====== Data supplied

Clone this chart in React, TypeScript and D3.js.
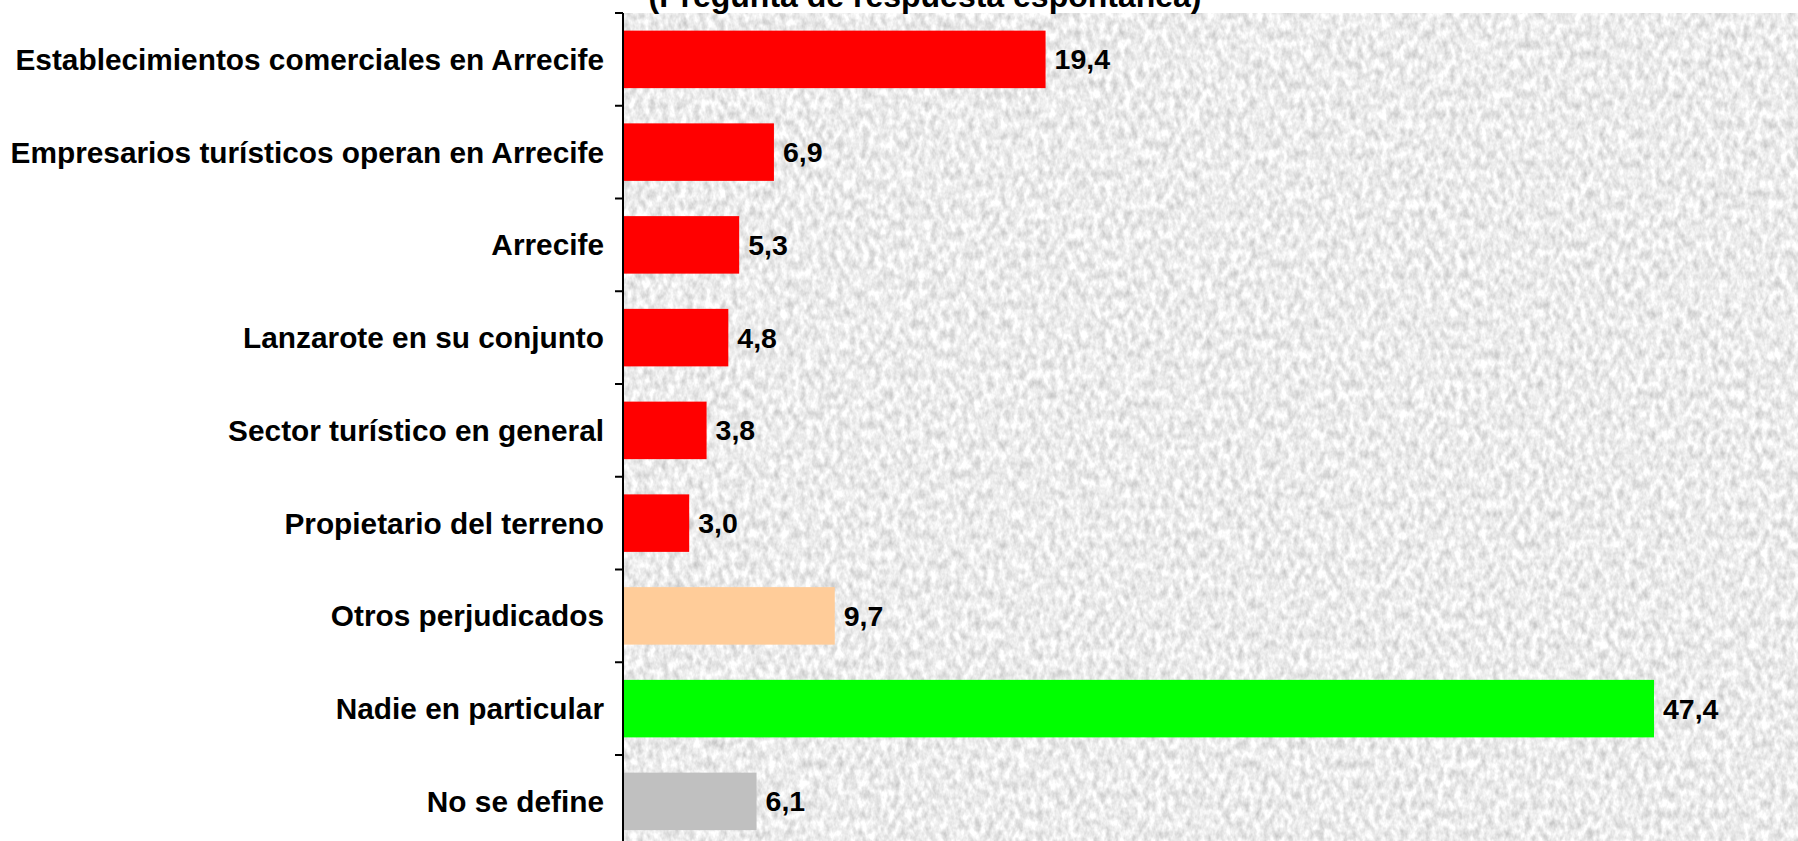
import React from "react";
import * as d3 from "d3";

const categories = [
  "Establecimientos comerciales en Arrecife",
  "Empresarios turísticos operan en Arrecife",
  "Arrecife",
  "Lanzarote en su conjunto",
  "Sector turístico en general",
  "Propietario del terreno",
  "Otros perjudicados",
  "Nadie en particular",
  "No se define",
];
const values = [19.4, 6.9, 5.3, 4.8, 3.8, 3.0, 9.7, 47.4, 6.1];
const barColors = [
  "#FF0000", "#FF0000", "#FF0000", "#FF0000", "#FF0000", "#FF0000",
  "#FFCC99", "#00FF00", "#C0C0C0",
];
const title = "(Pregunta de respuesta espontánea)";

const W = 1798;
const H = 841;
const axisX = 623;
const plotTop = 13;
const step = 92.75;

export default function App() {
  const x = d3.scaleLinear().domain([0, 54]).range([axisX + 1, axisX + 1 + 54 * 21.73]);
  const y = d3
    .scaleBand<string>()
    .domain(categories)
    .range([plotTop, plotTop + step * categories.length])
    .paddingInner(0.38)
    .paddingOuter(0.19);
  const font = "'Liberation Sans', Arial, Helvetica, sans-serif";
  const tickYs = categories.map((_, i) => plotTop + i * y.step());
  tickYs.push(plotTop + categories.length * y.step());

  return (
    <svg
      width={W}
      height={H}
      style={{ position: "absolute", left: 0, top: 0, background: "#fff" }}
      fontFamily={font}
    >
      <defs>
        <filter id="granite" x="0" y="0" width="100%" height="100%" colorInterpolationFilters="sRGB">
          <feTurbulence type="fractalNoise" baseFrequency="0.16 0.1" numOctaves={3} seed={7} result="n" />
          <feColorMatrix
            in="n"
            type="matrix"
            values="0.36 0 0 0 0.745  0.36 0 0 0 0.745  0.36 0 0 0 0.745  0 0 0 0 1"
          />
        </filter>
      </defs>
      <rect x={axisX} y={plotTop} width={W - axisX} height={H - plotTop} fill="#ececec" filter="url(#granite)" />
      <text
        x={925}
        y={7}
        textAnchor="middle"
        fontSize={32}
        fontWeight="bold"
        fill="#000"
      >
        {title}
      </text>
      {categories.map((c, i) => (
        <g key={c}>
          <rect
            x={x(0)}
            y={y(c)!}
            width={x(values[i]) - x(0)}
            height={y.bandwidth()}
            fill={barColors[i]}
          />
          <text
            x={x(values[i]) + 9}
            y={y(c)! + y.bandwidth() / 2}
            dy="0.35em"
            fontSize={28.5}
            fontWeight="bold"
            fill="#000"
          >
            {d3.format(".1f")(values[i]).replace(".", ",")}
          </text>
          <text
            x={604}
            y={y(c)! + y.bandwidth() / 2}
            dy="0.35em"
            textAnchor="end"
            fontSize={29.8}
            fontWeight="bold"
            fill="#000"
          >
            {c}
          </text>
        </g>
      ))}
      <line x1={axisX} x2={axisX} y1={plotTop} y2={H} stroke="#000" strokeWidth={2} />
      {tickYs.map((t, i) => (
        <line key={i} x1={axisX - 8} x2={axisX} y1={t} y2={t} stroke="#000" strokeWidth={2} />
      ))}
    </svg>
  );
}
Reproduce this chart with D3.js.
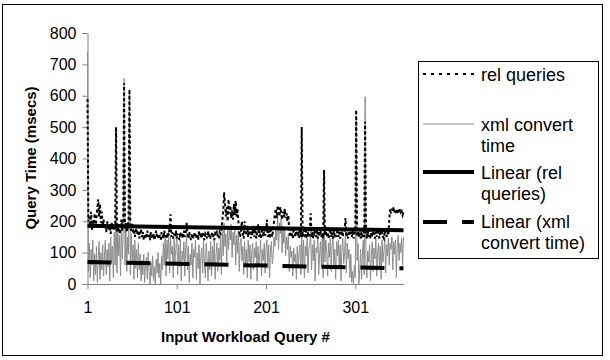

============

#### [Task brief]
Repeat the lines from where the entries begin to the line with "tickYs.push(plotTop + categories.length", both included. Any picture is left out.

#### [Answer to the problem]
Clone this chart in React, TypeScript and D3.js.
import React from "react";
import * as d3 from "d3";

const categories = [
  "Establecimientos comerciales en Arrecife",
  "Empresarios turísticos operan en Arrecife",
  "Arrecife",
  "Lanzarote en su conjunto",
  "Sector turístico en general",
  "Propietario del terreno",
  "Otros perjudicados",
  "Nadie en particular",
  "No se define",
];
const values = [19.4, 6.9, 5.3, 4.8, 3.8, 3.0, 9.7, 47.4, 6.1];
const barColors = [
  "#FF0000", "#FF0000", "#FF0000", "#FF0000", "#FF0000", "#FF0000",
  "#FFCC99", "#00FF00", "#C0C0C0",
];
const title = "(Pregunta de respuesta espontánea)";

const W = 1798;
const H = 841;
const axisX = 623;
const plotTop = 13;
const step = 92.75;

export default function App() {
  const x = d3.scaleLinear().domain([0, 54]).range([axisX + 1, axisX + 1 + 54 * 21.73]);
  const y = d3
    .scaleBand<string>()
    .domain(categories)
    .range([plotTop, plotTop + step * categories.length])
    .paddingInner(0.38)
    .paddingOuter(0.19);
  const font = "'Liberation Sans', Arial, Helvetica, sans-serif";
  const tickYs = categories.map((_, i) => plotTop + i * y.step());
  tickYs.push(plotTop + categories.length * y.step());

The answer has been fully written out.